Renewal tracking becomes more reliable because it reflects the terms that actually govern now, not just the terms that happened to be uploaded first. Invoice validation becomes more useful because it compares charges against the right pricing logic. Reporting improves because it is based on a fuller view of the agreement set.
Teams spend less time hunting through folders and more time making decisions with confidence.
That is the practical promise of AI in operations: not replacement, but reinforcement.
Why this is a lower-friction path to AI adoption
For most organizations, the fastest path to value is not replacing the systems they already rely on. It is augmenting them.
That is especially true in contract-heavy and document-driven environments, where teams already have established processes and tools but still struggle with fragmented records, stale context, and unreliable handoffs between documents and operations.
PostSig works alongside ERP, CRM, CLM, and other systems teams already use, helping them get more value from those workflows instead of forcing a rip-and-replace decision.
The bottom line
The real opportunity for AI is not simply to automate tasks. It is to improve the context behind the work.

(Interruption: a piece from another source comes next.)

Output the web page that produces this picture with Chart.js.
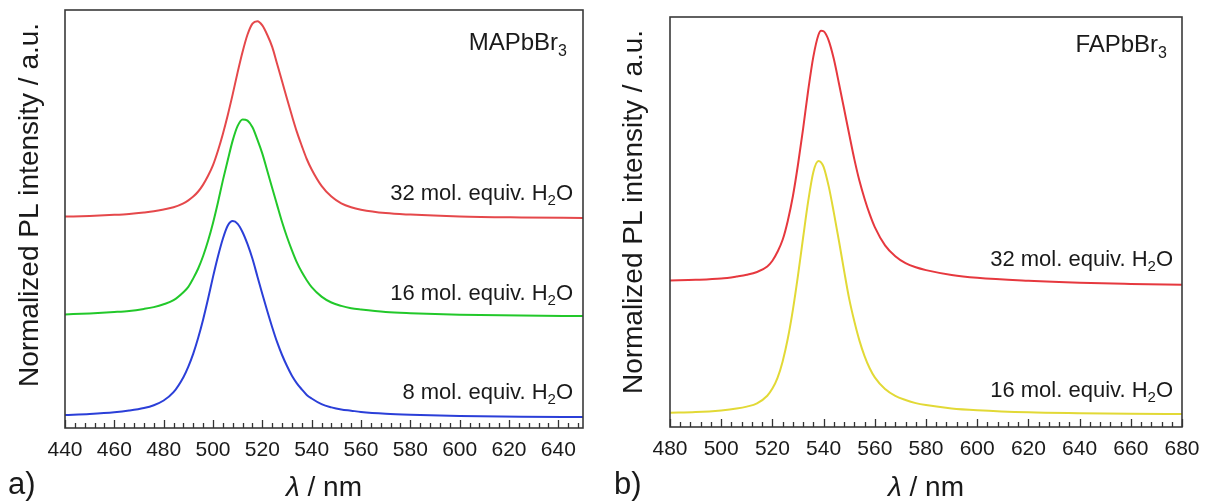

In document-driven workflows, that means helping teams move from isolated files to connected records, from static storage to active understanding, and from false confidence to a clearer view of what actually governs the business.
AI should not replace the workflow.
It should make the workflow more trustworthy.
And for many teams, that is the missing layer: not another system, not another repository, and not another dashboard, but an AI-powered document intelligence layer that helps existing workflows work from a more complete, current, and connected governing record.